Jones’ bat has also perked; hitting three home runs already across six games thus far and is now hitting .421 on the season with an OPS of 1.450. Both numbers are completely unsustainable even over a 60-game season, but for Jones, his success comes as a byproduct of some changes he made to make his stance quieter and his hands quicker. JaCoby Jones performance in the field, as well as his two clutch home runs so far, are perhaps the biggest reason for Detroit’s success early.
The Emergence of Gregory Soto
Joe Jimenez and Buck Farmer were locks for the closer and set up spots in Detroit’s bullpen, but what came after those two names on the depth chart were a lot of question marks. There were many who were intrigued by the idea of Gregory Soto pitching in shorter stints compared to the multi-inning role the team had him in last year, but I am not sure anyone pegged him to have the type of start he has had so far.
Soto’s stuff is heavy, intimidating, deceptive, and confrontational. All the ingredients necessary to be a late-inning relief option; especially for a left-handed arm that hits 99–and especially Detroit Tigers club that has begged for consistency in the bullpen since their days of contention. Had it not been for strong performances from Jimenez and Farmer themselves, there would be some clamoring from the fan base to insert Soto later in the game. Personally, I love Soto in the fireman/high-leverage role he has been thriving in so far. The flamethrower keeping games in line for the late-inning options has been an integral part to Detroit’s success so far.
The ‘Clutch’ Factor
As much as we as fans want clutch to be a real and tangible thing, it has largely been debunked as a skill attribute for any particular player through analytics.
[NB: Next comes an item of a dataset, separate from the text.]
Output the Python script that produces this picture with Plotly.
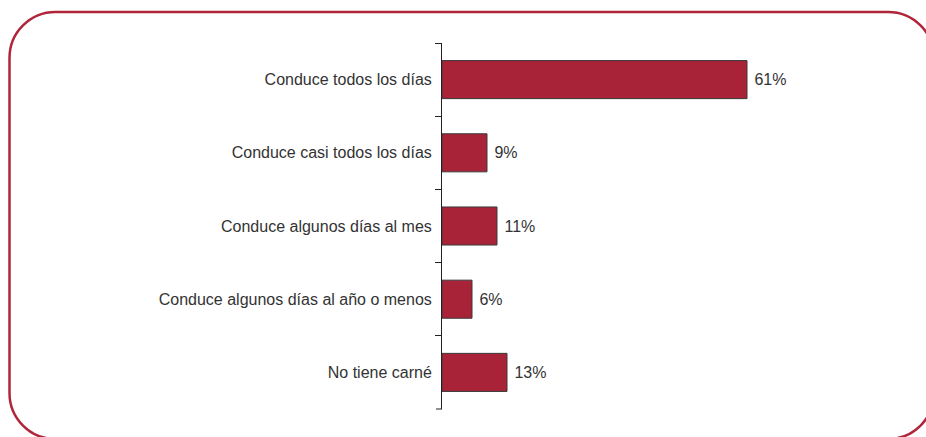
import plotly.graph_objects as go

categories = ["Conduce todos los días", "Conduce casi todos los días",
              "Conduce algunos días al mes", "Conduce algunos días al año o menos",
              "No tiene carné"]
values = [61, 9, 11, 6, 13]

W, H = 926, 437
L, R, T, B = 442, 842, 43, 409   # plot area in pixels
XMAX = 80


def px(x):
    return (x - L) / (R - L)


def py(y):
    return (B - y) / (B - T)


def rounded_rect(x0, y0, x1, y1, r):
    k = 0.5523 * r
    pts = [
        ("M", [(x0 + r, y0)]),
        ("L", [(x1 - r, y0)]),
        ("C", [(x1 - r + k, y0), (x1, y0 + r - k), (x1, y0 + r)]),
        ("L", [(x1, y1 - r)]),
        ("C", [(x1, y1 - r + k), (x1 - r + k, y1), (x1 - r, y1)]),
        ("L", [(x0 + r, y1)]),
        ("C", [(x0 + r - k, y1), (x0, y1 - r + k), (x0, y1 - r)]),
        ("L", [(x0, y0 + r)]),
        ("C", [(x0, y0 + r - k), (x0 + r - k, y0), (x0 + r, y0)]),
    ]
    s = ""
    for cmd, ps in pts:
        s += cmd + " ".join("%.5f,%.5f" % (px(a), py(b)) for a, b in ps) + " "
    return s + "Z"


fig = go.Figure(go.Bar(
    x=values, y=categories, orientation="h",
    marker=dict(color="#A82337", line=dict(color="#3a3a3a", width=1)),
    width=0.52,
    text=[f"\u00a0{v}%" for v in values], textposition="outside",
    textfont=dict(size=16, color="#333333"),
    cliponaxis=False,
))

fig.update_layout(
    width=W, height=H,
    margin=dict(l=L, r=W - R, t=T, b=H - B),
    paper_bgcolor="white", plot_bgcolor="white",
    font=dict(family="Liberation Sans, Arial, sans-serif", color="#333333", size=16),
    showlegend=False,
    xaxis=dict(range=[0, XMAX], visible=False),
    yaxis=dict(autorange="reversed", showline=True, linecolor="#222222", linewidth=1,
               ticks="outside", tickson="boundaries", ticklen=6, tickcolor="#222222",
               tickwidth=1, ticklabelstandoff=6,
               showgrid=False, tickfont=dict(size=16, color="#333333")),
    shapes=[
        dict(type="path", xref="paper", yref="paper",
             path=rounded_rect(9.5, 12, 934, 439, 46),
             line=dict(color="#B0253A", width=2.5), layer="above"),
        # closing tick at the bottom end of the axis
        dict(type="line", xref="paper", yref="paper", x0=px(436), x1=0, y0=0, y1=0,
             line=dict(color="#222222", width=1)),
    ],
)

fig.write_html("out.html", config={"displayModeBar": False},
               post_script="document.body.style.margin='0';document.body.style.overflow='hidden';")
Still yet, the Detroit Tigers have had an uncanny ability to come up with timely home runs has bailed the club out of some losses.
CJ Cron and the aforementioned JaCoby Jones have been the difference-makers offensively late in games; and although this streak is unlikely to last, the season so far has been a microcosm of what the home run has the ability to do: change the game in an instant. If Jonathan Schoop, JaCoby Jones, CJ Cron, and Miguel Cabrera can display their ability to hit for power throughout the season, this raises their chances of surviving the sprint.
Is Detroit likely to stay in their winning ways? No, they are not, for the offensive and pitching challenges listed above are tough for any team to overcome. But we have said it once if we have said it a million times: anything can happen in a 60-game season. With reinforcements Daniel Norris and Casey Mize lurking in Toledo, there is a chance, albeit slim, the Detroit Tigers will show they are better than most thought, including me.